A monthly invoice is finance data. It tells you what you spent after the money is gone. Engineering owns the behavior of the agent. If you want to control costs, you must treat spend as a runtime signal.
An AI agent does not spend money like a flat service. It spends money through:
- Model selection for specific tasks.
- Context management from past work.
- Tool calls and subagent loops.
- Retry cycles and re-evaluations.
A single expensive task can ruin a monthly budget. A simple hourly cap might stop a cheap, valuable task from finishing. You cannot manage this with a spreadsheet.
You must move cost control into the harness.
The harness is where you control model routes, retries, and tool usage. Cost policy belongs here because the harness understands the architecture of the spend.

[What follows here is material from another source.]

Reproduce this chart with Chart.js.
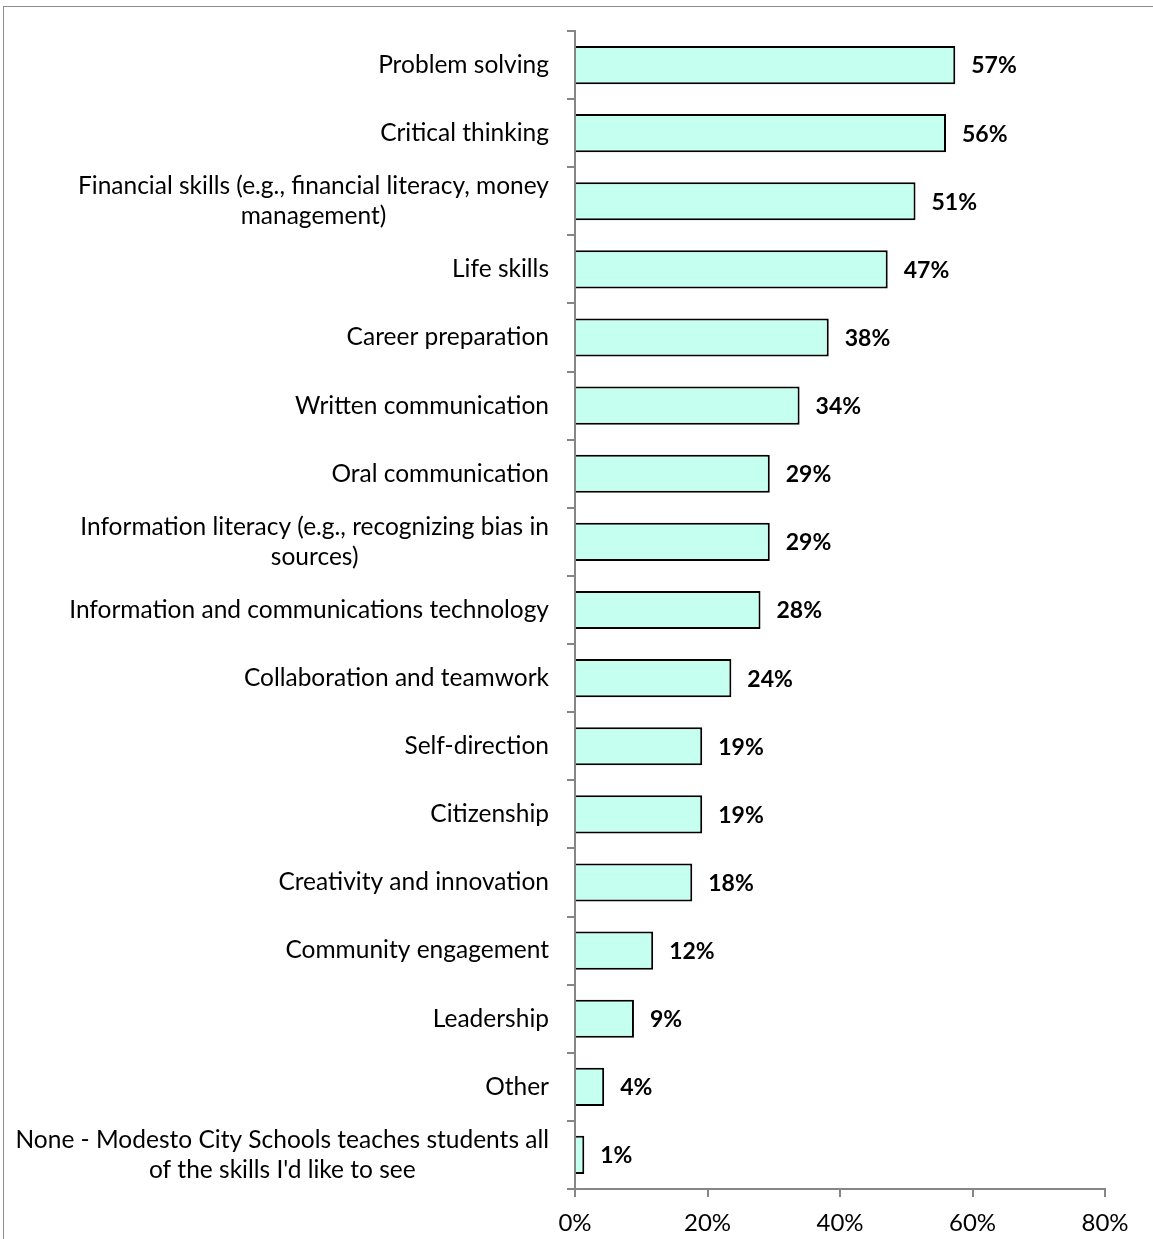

Stop focusing only on token counts. Reducing tokens is useless if the answer is wrong. Focus on cost per outcome instead. • Cost per merged pull request. • Cost per resolved support ticket. • Cost per successful workflow.
A five dollar workflow that fixes a problem is better than a fifty cent workflow that creates garbage work for humans.
Effective cost control looks like reliability work. It requires the same owners, the same traces, and the same discipline.
Do not wait for the invoice. Put the cost data next to your traces and evaluations. Treat an expensive trace as a bug report with a dollar sign attached.
If you want to control spend, control the runtime.